Unless of course, the new Twilight film ends the way I suspect it does: The handsome native guy loses the girl to the pasty, skinny white guy. Will the young native man then start to drink to numb the pain in his heart? It's a vicious cycle.

Still, in keeping with the changing face of the public aboriginal person, I have for years been trying to get an anthology off the ground – a collection of native science-fiction stories, from the best aboriginal writers in the country. But I always get the same response: “Native science fiction? Isn't that an oxymoron?”

The public believes that native people are mired in the past.
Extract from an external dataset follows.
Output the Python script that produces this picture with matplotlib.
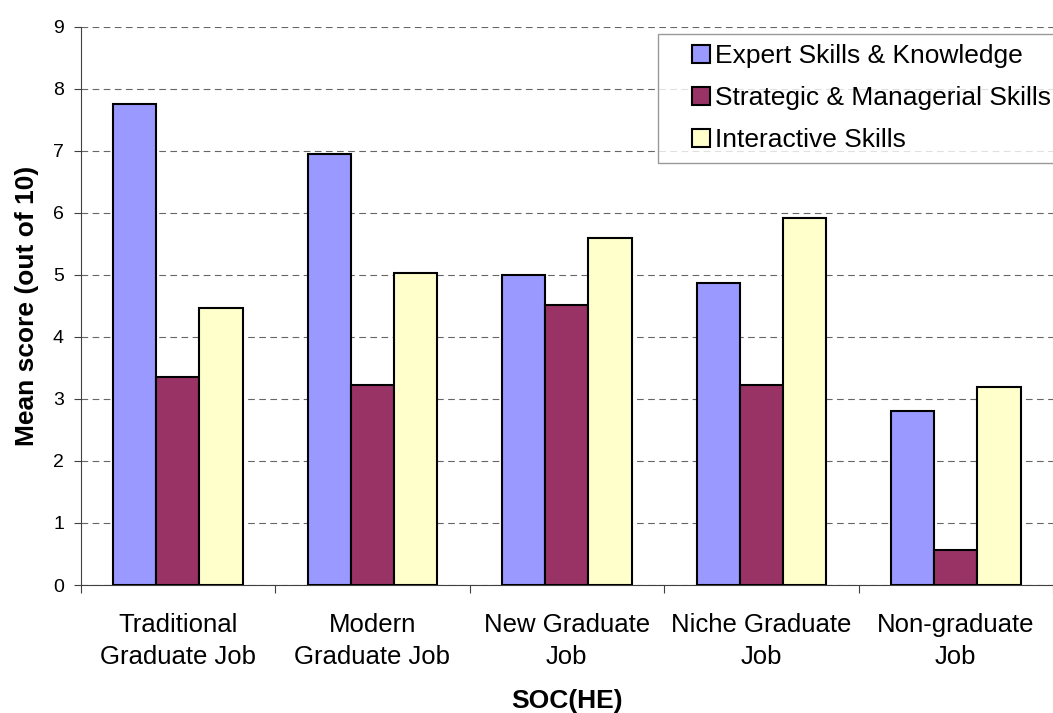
import matplotlib
matplotlib.use("Agg")
import matplotlib.pyplot as plt
from matplotlib.lines import Line2D
import numpy as np

plt.rcParams['font.family'] = ['Liberation Sans', 'DejaVu Sans']

categories = ["Traditional\nGraduate Job", "Modern\nGraduate Job", "New Graduate\nJob",
              "Niche Graduate\nJob", "Non-graduate\nJob"]
series_names = ["Expert Skills & Knowledge", "Strategic & Managerial Skills", "Interactive Skills"]
expert = [7.75, 6.95, 4.99, 4.86, 2.81]
strategic = [3.35, 3.22, 4.52, 3.22, 0.56]
interactive = [4.47, 5.02, 5.59, 5.91, 3.19]
colors = ["#9999FF", "#993366", "#FFFFCC"]

fig = plt.figure(figsize=(10.53, 7.13), dpi=100)
ax = fig.add_axes([80.6 / 1053, 1 - 585 / 713, (1053 - 80.6) / 1053, (585 - 26.5) / 713])

x = np.arange(len(categories))
bw = 0.222
for i, (vals, col) in enumerate(zip([expert, strategic, interactive], colors)):
    ax.bar(x + (i - 1) * bw, vals, width=bw, color=col, edgecolor="black",
           linewidth=1.5, zorder=3)

ax.set_xlim(-0.5, len(categories) - 0.5)
ax.set_ylim(0, 9)
ax.set_yticks(range(0, 10))
ax.tick_params(axis="y", labelsize=14, length=5, width=0.8, pad=7, color="#404040")

# category boundaries carry the tick marks, labels sit at the centres
ax.set_xticks(np.arange(-0.5, len(categories), 1.0))
ax.set_xticklabels([])
ax.set_xticks(x, minor=True)
ax.set_xticklabels(categories, minor=True, fontsize=18.5, linespacing=1.45)
ax.tick_params(axis="x", which="major", length=6, width=0.8, color="#404040")
ax.tick_params(axis="x", which="minor", length=0, pad=20)

ax.yaxis.grid(True, color="#666666", linestyle=(0, (6, 4)), linewidth=0.8)
ax.set_axisbelow(True)
for s in ["top", "right"]:
    ax.spines[s].set_visible(False)
for s in ["left", "bottom"]:
    ax.spines[s].set_color("#404040")
    ax.spines[s].set_linewidth(0.8)

ax.set_ylabel("Mean score (out of 10)", fontsize=19, fontweight="bold")
ax.yaxis.set_label_coords(-0.043, 0.5)
ax.set_xlabel("SOC(HE)", fontsize=19, fontweight="bold", va="top")
ax.xaxis.set_label_coords(0.5, -0.186)

handles = [Line2D([], [], marker="s", linestyle="none", markersize=12.8,
                  markerfacecolor=c, markeredgecolor="black", markeredgewidth=1.5)
           for c in colors]
leg = ax.legend(handles, series_names, loc="upper left",
                bbox_to_anchor=(658 / 1053, 1 - 33.7 / 713), bbox_transform=fig.transFigure,
                borderaxespad=0, fontsize=19, frameon=True, fancybox=False,
                borderpad=0.4, handlelength=2.45, handletextpad=-0.68, labelspacing=0.68)
leg.get_frame().set_edgecolor("#808080")
leg.get_frame().set_linewidth(1.0)

fig.savefig("out.png", dpi=100)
It's Indians and buckskin, not natives and rocket fuel; Plains Cree and buffalo, not Haida and black holes. Other than Chakotay from Star Trek: Voyager, who else can they see dreaming that impossible dream?

Yet my friends who are aboriginal writers are all excited by the idea – Joseph Boyden, Lee Maracle, Richard Van Camp, Eden Robinson, etc. I even had a brief conversation with famous U.S. Chippewa/Métis author Louise Erdrich several years ago about it, and she told me that she had written a science-fiction story once but was unable to sell it. The market evidently thinks that native people don't write science fiction, but we heartily disagree.

If people can believe an aboriginal man can change into a wolf (or that a girl would pick Edward over Jacob), why can't they believe an aboriginal man can change into a rocket pilot or a planetary explorer? If movies get made from those stories, maybe the producers can hire Mr. Farmer to play a non-alcoholic Indian. And they can hire Mr. Lautner to play me.